Luc Delahaye, Death of a Mercenary, 2011
This set of “ten works produced since 2011” apparently represents a shift in his oeuvre, a shift from the theatre of war to the everyday in the developing world. As always, I found the photographs aesthetically compelling. The oversized C-prints continue to delight, and because Delahaye’s journeys take him to India and Libya the colours are as dazzling as the curious compositional framings. We see two boys fighting in an abandoned—or maybe it was never inhabited—nowhere-land, a father and his young daughter in conversation, a man talking to himself, and another entering a sundrenched building. The gallery flyer claims that the images revolve “around the dialectical interplay of false opposites: distant-present, archetypal-particular, beautiful-cruel, manifest-enigmatic” and that these opposites hide an inherent tension.

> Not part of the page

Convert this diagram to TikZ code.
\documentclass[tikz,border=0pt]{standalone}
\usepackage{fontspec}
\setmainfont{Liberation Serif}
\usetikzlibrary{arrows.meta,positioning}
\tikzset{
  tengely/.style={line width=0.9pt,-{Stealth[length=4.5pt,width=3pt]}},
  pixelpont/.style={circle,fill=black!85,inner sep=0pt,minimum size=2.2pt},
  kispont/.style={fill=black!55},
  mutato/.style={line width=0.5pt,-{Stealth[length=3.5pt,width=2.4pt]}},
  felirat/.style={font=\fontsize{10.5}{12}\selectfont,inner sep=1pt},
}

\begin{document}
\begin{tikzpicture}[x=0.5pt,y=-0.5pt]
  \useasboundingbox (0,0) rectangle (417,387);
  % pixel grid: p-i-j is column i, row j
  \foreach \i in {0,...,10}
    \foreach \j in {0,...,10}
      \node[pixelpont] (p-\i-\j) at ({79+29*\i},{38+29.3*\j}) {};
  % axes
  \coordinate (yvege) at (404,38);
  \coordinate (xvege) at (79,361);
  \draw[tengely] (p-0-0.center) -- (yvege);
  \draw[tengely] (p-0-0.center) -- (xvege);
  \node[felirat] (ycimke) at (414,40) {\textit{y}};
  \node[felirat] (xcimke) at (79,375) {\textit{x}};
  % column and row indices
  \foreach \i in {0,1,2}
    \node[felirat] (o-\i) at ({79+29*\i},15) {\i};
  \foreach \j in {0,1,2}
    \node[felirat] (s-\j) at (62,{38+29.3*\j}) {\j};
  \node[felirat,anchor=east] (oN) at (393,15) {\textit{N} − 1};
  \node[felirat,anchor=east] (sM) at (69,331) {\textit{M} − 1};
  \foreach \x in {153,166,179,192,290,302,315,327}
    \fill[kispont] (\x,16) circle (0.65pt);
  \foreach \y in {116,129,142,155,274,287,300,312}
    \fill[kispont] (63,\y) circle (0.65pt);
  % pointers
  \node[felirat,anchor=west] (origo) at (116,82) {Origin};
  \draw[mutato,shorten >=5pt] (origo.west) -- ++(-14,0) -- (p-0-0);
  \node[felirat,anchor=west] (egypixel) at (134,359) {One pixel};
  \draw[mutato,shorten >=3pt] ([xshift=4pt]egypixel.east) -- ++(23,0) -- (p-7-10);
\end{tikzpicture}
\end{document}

Luc Delahaye, Father and Daughter, 2013
My problem with Delahaye’s work is that I don’t see the tension. on reading an earlier blog, I am reminded that when I saw his work four years ago at the same gallery, I was already missing the tensions. And they don’t seem to have emerged, at least not to my eye, in those four years. I see poverty, I see actions that might be read as ambiguous, I see snapshots taken from their narrative context which might prompt us to ask what happens before and after the moment we are given. But I don’t see tension.

Luc Delahaye, Boys Fighting, 2013
The documentary aesthetic of these photographs is even stronger than it was in Delahaye’s war photography, despite the fact that a number of those on current display were apparently staged and manipulated. But still, I am left unsure of what exactly Delahaye is documenting: is it poverty? The developing world? Libya in peacetime? That said, images such as Death of a Mercenary and House to House, even Talking to Himself have a distinctly Jeff Wall-like feel to them. So perhaps, like Wall, Delahaye is looking for the above mentioned “false opposites” and doesn’t manage to find them in the everyday realities that he documents.

Once again, I came away disappointed. However, what I have learnt by visiting this (very badly lit) exhibition, is that I rest in my convictions about the underwhelm of Delahaye’s photography.